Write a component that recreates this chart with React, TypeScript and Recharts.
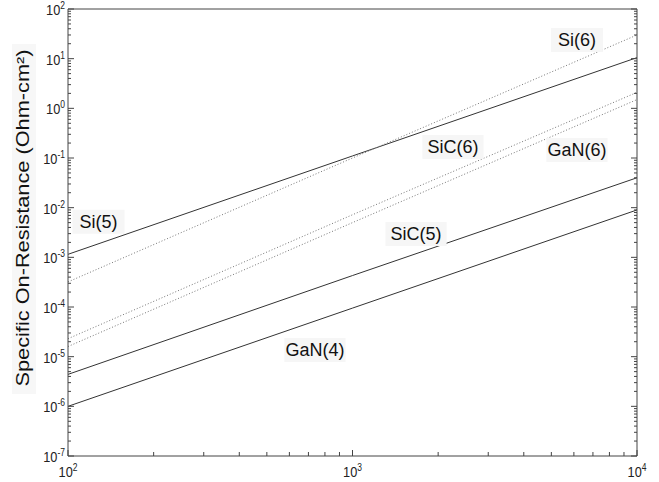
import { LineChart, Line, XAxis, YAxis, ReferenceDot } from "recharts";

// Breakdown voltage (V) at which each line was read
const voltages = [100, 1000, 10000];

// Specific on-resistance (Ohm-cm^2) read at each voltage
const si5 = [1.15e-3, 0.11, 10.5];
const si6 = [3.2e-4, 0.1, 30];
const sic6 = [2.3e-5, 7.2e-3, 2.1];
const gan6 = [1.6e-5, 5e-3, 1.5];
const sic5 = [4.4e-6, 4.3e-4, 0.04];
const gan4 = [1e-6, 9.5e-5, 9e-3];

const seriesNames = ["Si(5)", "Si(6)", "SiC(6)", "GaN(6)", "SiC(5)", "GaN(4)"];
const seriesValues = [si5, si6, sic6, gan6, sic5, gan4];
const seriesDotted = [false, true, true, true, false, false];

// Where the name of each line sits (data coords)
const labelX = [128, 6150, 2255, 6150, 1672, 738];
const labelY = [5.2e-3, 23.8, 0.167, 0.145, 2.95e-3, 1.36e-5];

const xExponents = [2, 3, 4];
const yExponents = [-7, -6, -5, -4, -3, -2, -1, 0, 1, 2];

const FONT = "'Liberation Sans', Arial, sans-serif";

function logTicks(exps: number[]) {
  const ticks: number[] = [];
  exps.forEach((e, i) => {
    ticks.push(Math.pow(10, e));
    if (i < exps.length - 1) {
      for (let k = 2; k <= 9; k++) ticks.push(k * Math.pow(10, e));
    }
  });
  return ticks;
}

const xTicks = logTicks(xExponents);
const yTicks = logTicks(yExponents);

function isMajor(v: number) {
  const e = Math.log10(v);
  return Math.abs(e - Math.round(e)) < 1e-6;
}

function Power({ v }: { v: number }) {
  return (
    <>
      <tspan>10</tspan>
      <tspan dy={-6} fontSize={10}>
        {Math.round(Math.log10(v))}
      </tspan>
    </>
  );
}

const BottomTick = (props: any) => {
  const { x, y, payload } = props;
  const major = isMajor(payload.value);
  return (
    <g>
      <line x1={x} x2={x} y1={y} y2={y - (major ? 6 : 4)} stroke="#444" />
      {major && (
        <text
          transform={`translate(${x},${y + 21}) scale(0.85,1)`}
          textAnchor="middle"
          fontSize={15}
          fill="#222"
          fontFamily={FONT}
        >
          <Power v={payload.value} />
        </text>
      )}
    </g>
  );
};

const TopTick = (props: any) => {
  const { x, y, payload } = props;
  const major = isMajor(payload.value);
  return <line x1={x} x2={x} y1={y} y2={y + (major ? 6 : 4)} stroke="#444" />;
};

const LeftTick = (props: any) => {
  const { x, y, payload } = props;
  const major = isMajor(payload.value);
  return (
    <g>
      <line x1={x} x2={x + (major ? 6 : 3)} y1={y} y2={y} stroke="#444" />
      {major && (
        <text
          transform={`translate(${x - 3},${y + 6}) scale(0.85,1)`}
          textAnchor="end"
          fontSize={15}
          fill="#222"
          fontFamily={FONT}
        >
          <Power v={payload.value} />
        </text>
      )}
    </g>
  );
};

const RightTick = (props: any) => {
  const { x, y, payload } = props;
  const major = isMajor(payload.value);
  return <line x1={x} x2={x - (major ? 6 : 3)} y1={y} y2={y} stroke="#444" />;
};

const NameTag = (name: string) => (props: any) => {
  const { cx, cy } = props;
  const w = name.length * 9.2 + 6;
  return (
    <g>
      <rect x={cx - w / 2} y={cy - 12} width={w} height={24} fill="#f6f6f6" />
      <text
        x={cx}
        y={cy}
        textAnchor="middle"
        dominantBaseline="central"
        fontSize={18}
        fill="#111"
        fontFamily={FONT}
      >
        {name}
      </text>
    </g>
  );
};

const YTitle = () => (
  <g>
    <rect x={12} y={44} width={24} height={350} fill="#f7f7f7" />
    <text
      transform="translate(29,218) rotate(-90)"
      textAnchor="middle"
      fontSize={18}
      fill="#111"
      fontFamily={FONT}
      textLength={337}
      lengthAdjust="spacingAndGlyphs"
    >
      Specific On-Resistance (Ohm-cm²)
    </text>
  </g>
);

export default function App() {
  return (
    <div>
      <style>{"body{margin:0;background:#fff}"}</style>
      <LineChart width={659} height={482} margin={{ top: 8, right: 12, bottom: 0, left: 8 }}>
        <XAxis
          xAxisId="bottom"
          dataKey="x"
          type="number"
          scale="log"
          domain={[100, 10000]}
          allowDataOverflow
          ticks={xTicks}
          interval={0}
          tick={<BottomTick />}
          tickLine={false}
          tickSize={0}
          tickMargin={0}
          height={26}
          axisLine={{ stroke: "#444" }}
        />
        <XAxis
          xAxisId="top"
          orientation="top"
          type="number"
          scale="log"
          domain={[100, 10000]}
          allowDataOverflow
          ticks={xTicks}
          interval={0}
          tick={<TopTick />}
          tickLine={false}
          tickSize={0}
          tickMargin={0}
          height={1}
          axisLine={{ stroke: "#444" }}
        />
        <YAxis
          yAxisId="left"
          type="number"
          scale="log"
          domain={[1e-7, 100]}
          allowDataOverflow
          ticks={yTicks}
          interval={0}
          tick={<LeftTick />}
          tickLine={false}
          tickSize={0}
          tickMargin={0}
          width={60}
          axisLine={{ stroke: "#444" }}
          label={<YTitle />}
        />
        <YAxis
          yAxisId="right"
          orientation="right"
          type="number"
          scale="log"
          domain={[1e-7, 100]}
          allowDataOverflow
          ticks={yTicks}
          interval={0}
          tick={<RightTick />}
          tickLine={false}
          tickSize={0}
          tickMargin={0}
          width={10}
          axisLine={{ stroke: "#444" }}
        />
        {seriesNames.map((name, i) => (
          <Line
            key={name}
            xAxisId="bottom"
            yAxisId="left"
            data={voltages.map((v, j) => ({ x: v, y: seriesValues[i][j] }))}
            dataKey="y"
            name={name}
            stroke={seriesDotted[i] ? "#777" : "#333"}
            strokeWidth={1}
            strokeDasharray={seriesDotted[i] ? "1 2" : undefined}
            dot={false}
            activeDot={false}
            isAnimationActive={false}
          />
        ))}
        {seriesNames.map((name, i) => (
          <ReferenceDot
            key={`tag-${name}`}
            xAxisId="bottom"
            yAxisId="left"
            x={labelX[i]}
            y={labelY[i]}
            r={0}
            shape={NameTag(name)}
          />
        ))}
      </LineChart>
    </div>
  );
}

****

• _Work to complete_
Repeat only what lies between the start of the data and the end of the line containing "const voltages = [100, 1000, 10000];", exactly, with pictures left out.

• _Solved problem_
Write a component that recreates this chart with React, TypeScript and Recharts.
import { LineChart, Line, XAxis, YAxis, ReferenceDot } from "recharts";

// Breakdown voltage (V) at which each line was read
const voltages = [100, 1000, 10000];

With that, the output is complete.